When it’s hard letting other goals go
While knowing this has helped rein in my enthusiasm for new projects, it hasn’t prevented me from going in too many directions at once. Ironically, writing this blog makes it more difficult for me to let go of multiple priorities: it’s hard to write about self-motivation and not feel as though you should be able to create it in all aspects of your life at once, even if what you’re writing is that this is an unsuccessful way to proceed.

And of course all of the different project I pursue do feel very important to me. It’s hard to look at any one of them and think that I should let it go, especially after I’ve put a huge amount of work into it.

Yet sometimes letting things go–or at least putting them away temporarily–is exactly the best thing to do. Even a goal that’s put aside can benefit from this, because instead of unending effort toward too many goals that fails to ever fully succeed, we can have efforts that succeed in getting us somewhere, and once we’ve reached a certain level–the new business is running smoothly and there are no immediate crises, or new eating and exercise habits have become second nature, or communicating in Swedish is going well–then we have the mental capacity, the time, and the focus to spend on something else, which might well turn out to be that goal we had to sideline to get things going.

But getting to that point, for those of us who are used to trying to juggle lots of new projects or priorities, is hard. My natural response to the idea that I have to cut back on projects is that all of my projects are too important to cut back on. Yet not setting some of these projects aside means that I’m only considering them important enough to half-try and then fail at. It may be painful to give up on the car being rebuilt in the garage, the new artistic effort that had so much promise, or on the professional development effort that promises a better job but takes too much time and feels too draining–but that’s exactly what we end up needing to do if there’s something else that really needs to take priority.

Ongoing priorities
There are also things many of us do on an ongoing basis that really aren’t that important, and it’s very rewarding to experiment with not doing these. These may be things like participating in clubs or groups that don’t add much to our lives, watching TV, or spending a lot of time and effort on vacations. Many of these activities will be related to entertainment (or in some cases, just killing time), which sounds a bit as though I’m advocating a life spent having no fun, but in truth, the activities that are most enjoyable to us as human beings are often the ones that are the most rewarding, like helping out friends, engaging with our families, or doing something that you do very, very well.

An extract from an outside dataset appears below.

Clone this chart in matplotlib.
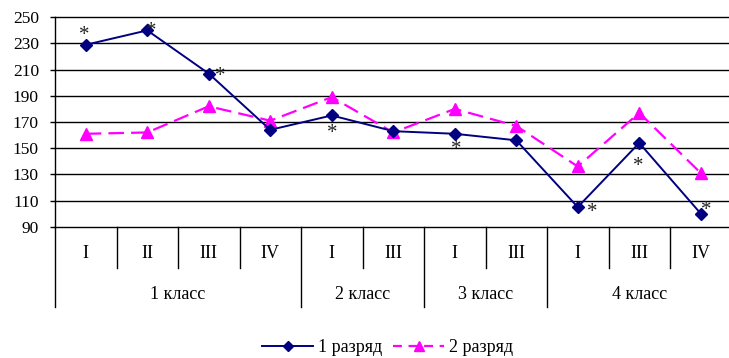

However important existing priorities, even though they make demands on time and attention too, don’t need to be discarded to work on a goal. If you decide that the essential thing for you to do is to buckle down and really finish the renovations on your home, that doesn’t mean it’s time to ignore your spouse and children, stop paying attention to your job, drop out of your twice-weekly basketball games, or cut off communication with friends. These ongoing priorities are not goals in the same way that something that requires a change of habit and a significant new investment of time is a goal. While any or all of these things may slow down accomplishing a new goal, if they are already priorities in your life, they aren’t going to require new habits to develop on a large scale–and it is that brain-changing process of habit change that makes goals happen.